He left the nest and his homeland in a single, 7,000-mile leap of faith in his fists. When Tomoki Kameda was but 15 years old, he departed his native Japan and relocated to Mexico, where he’d earn the second of his two nicknames.
The first: “Kameda-ke Saishu Heiki,” which translates to “The Ultimate Weapon of the Kamedas.”
The second: “El Mexicanito” or “The Little Mexican.”
The former is a testament to his eminent status in one of boxing’s most eminent family of fighters, with two older brothers who are former world champions.

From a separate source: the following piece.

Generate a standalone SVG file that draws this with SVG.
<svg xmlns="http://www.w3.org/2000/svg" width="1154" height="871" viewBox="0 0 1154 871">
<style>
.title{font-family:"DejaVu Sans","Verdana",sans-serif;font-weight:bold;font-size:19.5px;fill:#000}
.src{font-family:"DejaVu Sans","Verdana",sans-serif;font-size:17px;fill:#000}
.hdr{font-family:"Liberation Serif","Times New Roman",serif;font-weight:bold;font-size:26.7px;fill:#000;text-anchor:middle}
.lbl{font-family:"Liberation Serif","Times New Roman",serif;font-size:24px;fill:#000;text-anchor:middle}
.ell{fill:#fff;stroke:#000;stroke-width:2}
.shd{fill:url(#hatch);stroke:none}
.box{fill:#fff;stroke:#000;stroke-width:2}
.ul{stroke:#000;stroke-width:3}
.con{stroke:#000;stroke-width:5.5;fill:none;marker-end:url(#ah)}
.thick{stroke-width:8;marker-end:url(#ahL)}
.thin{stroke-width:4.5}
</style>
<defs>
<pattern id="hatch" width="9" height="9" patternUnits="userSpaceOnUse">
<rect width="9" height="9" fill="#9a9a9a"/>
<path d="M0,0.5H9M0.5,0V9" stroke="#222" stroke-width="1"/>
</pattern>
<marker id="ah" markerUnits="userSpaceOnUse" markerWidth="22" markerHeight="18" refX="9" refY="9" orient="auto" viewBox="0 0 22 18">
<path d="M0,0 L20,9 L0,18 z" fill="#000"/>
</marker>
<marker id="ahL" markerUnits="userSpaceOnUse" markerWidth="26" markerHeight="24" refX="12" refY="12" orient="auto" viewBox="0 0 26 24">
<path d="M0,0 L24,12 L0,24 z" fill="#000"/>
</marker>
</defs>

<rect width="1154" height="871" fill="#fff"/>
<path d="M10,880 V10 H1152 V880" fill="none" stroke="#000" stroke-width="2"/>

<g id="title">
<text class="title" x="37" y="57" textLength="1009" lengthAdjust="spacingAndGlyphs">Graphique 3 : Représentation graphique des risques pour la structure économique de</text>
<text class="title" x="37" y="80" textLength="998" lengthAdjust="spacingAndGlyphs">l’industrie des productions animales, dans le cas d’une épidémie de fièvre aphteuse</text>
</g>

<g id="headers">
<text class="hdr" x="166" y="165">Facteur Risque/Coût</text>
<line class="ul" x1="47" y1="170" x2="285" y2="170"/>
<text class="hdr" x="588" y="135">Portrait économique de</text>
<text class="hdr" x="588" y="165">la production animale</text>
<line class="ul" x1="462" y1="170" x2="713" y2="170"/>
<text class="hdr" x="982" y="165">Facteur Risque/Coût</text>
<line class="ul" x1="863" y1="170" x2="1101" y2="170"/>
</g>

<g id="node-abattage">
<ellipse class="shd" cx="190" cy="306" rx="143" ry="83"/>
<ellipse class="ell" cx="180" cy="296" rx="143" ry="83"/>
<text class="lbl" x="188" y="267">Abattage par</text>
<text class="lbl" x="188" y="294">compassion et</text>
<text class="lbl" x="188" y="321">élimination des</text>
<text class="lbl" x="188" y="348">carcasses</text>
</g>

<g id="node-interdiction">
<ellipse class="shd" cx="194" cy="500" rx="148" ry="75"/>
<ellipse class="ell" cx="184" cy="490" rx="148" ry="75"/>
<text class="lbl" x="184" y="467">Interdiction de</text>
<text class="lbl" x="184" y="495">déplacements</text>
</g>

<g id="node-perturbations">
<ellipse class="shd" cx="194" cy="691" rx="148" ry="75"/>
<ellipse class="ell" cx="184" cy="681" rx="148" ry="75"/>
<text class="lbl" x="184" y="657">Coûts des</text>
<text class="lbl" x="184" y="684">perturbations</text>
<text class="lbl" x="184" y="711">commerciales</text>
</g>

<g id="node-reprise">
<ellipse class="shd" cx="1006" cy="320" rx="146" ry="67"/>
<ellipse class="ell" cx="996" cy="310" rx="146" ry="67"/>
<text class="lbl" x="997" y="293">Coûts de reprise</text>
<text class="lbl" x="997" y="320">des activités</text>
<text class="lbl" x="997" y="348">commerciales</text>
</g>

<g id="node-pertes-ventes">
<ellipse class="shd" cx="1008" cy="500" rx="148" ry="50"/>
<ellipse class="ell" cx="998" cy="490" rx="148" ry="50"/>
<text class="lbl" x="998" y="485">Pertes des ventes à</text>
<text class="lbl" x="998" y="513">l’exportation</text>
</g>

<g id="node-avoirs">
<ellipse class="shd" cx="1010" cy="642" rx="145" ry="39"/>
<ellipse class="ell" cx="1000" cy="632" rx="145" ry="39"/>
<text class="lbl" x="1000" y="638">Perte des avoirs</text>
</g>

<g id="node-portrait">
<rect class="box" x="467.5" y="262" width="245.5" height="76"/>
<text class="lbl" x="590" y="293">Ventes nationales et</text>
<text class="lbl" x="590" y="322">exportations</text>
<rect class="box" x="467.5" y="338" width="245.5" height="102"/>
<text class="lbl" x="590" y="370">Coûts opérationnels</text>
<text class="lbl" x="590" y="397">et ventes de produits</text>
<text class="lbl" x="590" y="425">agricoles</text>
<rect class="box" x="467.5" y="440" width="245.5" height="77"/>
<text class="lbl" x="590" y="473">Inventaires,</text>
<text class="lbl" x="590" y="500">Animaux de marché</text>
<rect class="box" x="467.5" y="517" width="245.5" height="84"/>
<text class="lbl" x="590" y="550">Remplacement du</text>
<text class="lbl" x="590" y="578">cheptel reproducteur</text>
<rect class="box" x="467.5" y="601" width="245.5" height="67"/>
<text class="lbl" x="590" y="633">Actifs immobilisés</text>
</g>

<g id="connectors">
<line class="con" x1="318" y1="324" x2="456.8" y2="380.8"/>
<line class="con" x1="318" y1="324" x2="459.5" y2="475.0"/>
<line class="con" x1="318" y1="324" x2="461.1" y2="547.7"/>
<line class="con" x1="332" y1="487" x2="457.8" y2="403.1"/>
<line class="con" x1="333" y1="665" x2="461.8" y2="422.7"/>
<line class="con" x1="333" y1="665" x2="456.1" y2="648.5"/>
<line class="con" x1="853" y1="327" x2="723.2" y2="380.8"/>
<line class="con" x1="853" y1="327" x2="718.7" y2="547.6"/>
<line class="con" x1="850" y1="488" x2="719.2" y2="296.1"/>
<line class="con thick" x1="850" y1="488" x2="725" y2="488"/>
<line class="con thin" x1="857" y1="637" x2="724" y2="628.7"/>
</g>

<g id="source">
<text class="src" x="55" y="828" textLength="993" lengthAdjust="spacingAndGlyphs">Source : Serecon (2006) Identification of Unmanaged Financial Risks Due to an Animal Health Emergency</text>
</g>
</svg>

The latter, maybe even more telling, underscores the degree to which he’s been able to distinguish himself from said family, embracing the boxing tradition of a country that has embraced him right back.
For Tomoki Kameda, 23, it all began eight years ago, when he moved halfway around the world to build his boxing career in earnest.

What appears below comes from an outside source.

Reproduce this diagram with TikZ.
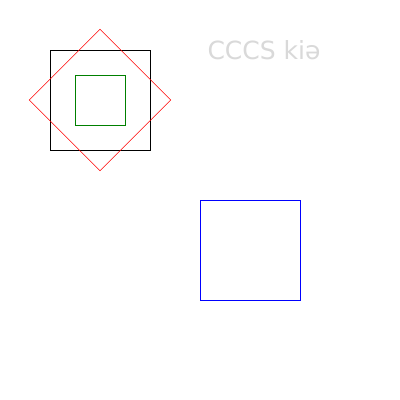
\documentclass[tikz,border=0pt]{standalone}
\usepackage{fontspec}
\setmainfont{DejaVu Sans}
\begin{document}
\begin{tikzpicture}[x=1pt,y=-1pt,line width=0.9pt,
  sq/.style={draw,line width=0.9pt}]
\useasboundingbox[fill=white] (0,0) rectangle (400,400);
\draw[sq,black] (50,50) rectangle (150,150);
\draw[sq,green!50!black] (75,75) rectangle (125,125);
\draw[sq,red,line width=0.6pt] (100,29.3) -- (170.7,100) -- (100,170.7) -- (29.3,100) -- cycle;
\draw[sq,blue] (200,200) rectangle (300,300);
\node[text=black!15,font=\fontsize{25}{25}\selectfont,inner sep=0pt] (t) at (264,50) {CCCS kiə};
\end{tikzpicture}
\end{document}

“I just decided with my father that I wanted to be different,” he says. “My other two brothers did their whole careers in Japan, and I really wanted to take on something more challenging."

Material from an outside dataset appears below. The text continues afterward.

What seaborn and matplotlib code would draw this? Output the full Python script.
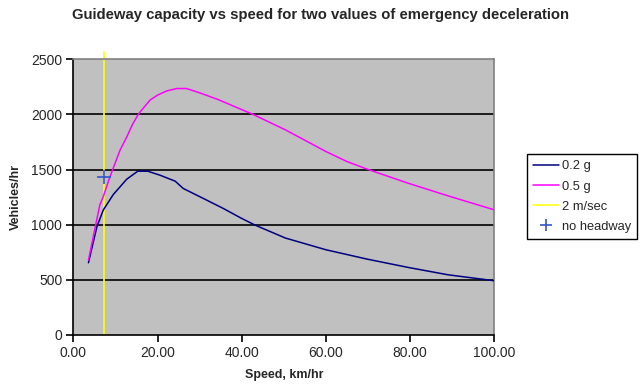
import pandas as pd
import numpy as np
import matplotlib
matplotlib.use('Agg')
import matplotlib.pyplot as plt
import seaborn as sns
from matplotlib.lines import Line2D

# Values
speed_02 = [3.6, 5.6, 7.1, 9.5, 12.7, 15.3, 17.7, 20.6, 24.2, 26.1, 30.9, 35.6, 40.0, 43.2,
            50.4, 60.0, 69.8, 79.5, 89.0, 100.0]
cap_02 = [655, 981, 1132, 1274, 1413, 1485, 1485, 1449, 1395, 1329, 1238, 1148, 1057, 996,
          879, 773, 688, 613, 546, 492]

speed_05 = [3.6, 6.3, 7.1, 8.7, 11.1, 12.7, 14.0, 15.5, 18.2, 20.0, 22.2, 24.6, 26.9, 30.1,
            34.4, 42.6, 50.4, 60.0, 65.0, 69.8, 79.5, 89.0, 100.0]
cap_05 = [679, 1180, 1253, 1434, 1676, 1796, 1905, 2005, 2129, 2175, 2213, 2235, 2235, 2195,
          2135, 2002, 1860, 1664, 1573, 1504, 1377, 1262, 1135]

line_2ms_x = [7.2, 7.2]
line_2ms_y = [0, 2566]

no_headway_x = [7.2]
no_headway_y = [1434]

series_names = ['0.2 g', '0.5 g', '2 m/sec', 'no headway']
colors = {'0.2 g': '#000080', '0.5 g': '#ff00ff', '2 m/sec': '#ffff00', 'no headway': '#3355cc'}

df = pd.concat([
    pd.DataFrame({'speed': speed_02, 'cap': cap_02, 'series': '0.2 g'}),
    pd.DataFrame({'speed': speed_05, 'cap': cap_05, 'series': '0.5 g'}),
])

sns.set_theme(style='white')
plt.rcParams['font.family'] = ['Liberation Sans', 'DejaVu Sans']

fig = plt.figure(figsize=(6.4, 3.89), dpi=100)
fig.patch.set_facecolor('white')
ax = fig.add_axes([73.3 / 640, 54 / 389, 421 / 640, 275.7 / 389])
ax.set_facecolor('#c0c0c0')

for y in [500, 1000, 1500, 2000]:
    ax.axhline(y, color='black', lw=1.2, zorder=1)

# yellow 2 m/sec line pokes above the plot area like in the original
ax.plot(line_2ms_x, line_2ms_y, color=colors['2 m/sec'], lw=1.2, clip_on=False, zorder=2)

sns.lineplot(data=df, x='speed', y='cap', hue='series', palette=colors,
             hue_order=['0.2 g', '0.5 g'], lw=1.1, legend=False, ax=ax, zorder=3,
             estimator=None, sort=False)

ax.plot(no_headway_x, no_headway_y, ls='none', marker='+', ms=10, mew=1.2,
        color=colors['no headway'], zorder=4)

ax.set_xlim(0, 100)
ax.set_ylim(0, 2500)
ax.set_xticks(np.arange(0, 101, 20))
ax.set_xticklabels([f'{v:.2f}' for v in np.arange(0, 101, 20)])
ax.set_yticks(np.arange(0, 2501, 500))

for side in ['top', 'right']:
    ax.spines[side].set_color('#808080')
    ax.spines[side].set_linewidth(1.2)
for side in ['left', 'bottom']:
    ax.spines[side].set_color('black')
    ax.spines[side].set_linewidth(1.2)

ax.tick_params(axis='both', direction='out', length=5, width=1.2, color='black',
               labelsize=10, pad=3, left=True, bottom=True)

ax.set_xlabel('Speed, km/hr', fontsize=9, fontweight='bold')
ax.set_ylabel('Vehicles/hr', fontsize=9, fontweight='bold')
ax.xaxis.set_label_coords(0.5, -0.125)
ax.yaxis.set_label_coords(-0.123, 0.5)

fig.suptitle('Guideway capacity vs speed for two values of emergency deceleration',
             x=0.5, y=0.962, va='center', fontsize=10.7, fontweight='bold')

handles = [
    Line2D([], [], color=colors['0.2 g'], lw=1.1),
    Line2D([], [], color=colors['0.5 g'], lw=1.1),
    Line2D([], [], color=colors['2 m/sec'], lw=1.1),
    Line2D([], [], ls='none', marker='+', ms=8, mew=1.2, color=colors['no headway']),
]
leg = fig.legend(handles, series_names, loc='upper left', bbox_to_anchor=(526.7 / 640, 1 - 154 / 389),
                 bbox_transform=fig.transFigure, frameon=True, fancybox=False, framealpha=1,
                 edgecolor='black', fontsize=9.3, handlelength=2.0, handletextpad=0.2,
                 borderpad=0.5, labelspacing=0.62, borderaxespad=0)
leg.get_frame().set_linewidth(1.0)

fig.savefig('out.png', dpi=100, facecolor='white')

“In the weight class I was in, there was a ton of talent in Mexico,” he continues, “so I thought it would be great to go over and learn Mexican schooling, which is some of the best in the world, and combine it from what I know from Japan.”
Kameda did so impulsively, with little-to-no knowledge of what he was getting himself into.
Not only did he jump off the deep end, he did a cannonball on the way down.
“I knew nothing of Mexico,” Kameda says in Spanish, speaking through his advisor and translator Luis DeCubas Jr. “Obviously it was very different—the culture, the language, everything. I didn’t speak one word of Spanish. So things were very difficult for me, but as I got used to the culture and got used to the people and started to speak Spanish, I just filled that hole.”
The fighter that Kameda has since developed into is a synthesis of the styles of the two countries he divides his time between: He possesses the technical boxing prowess and peerless conditioning often associated with Japanese fighters, but he works the ring with the aggressive, attacking manner that’s long been a proud Mexican trait.
“They’re two great styles that I do well,” Kameda says. “But I like to do a little bit of everything. There’s a little bit of American style in my game. I also work with a Cuban coach, so I get a little bit of Cuban schooling. I’ve always been very open to try different arts.”
It’s worked thus far: Kameda remains undefeated at 31-0.
Already a popular fighter in both Japan and Mexico, Kameda is now working to build a name for himself here.
Third in birth order among the Kameda brothers, he says that he intends to become first in name recognition.
“It’s a real exciting time,” he states. “I plan on being a superstar.”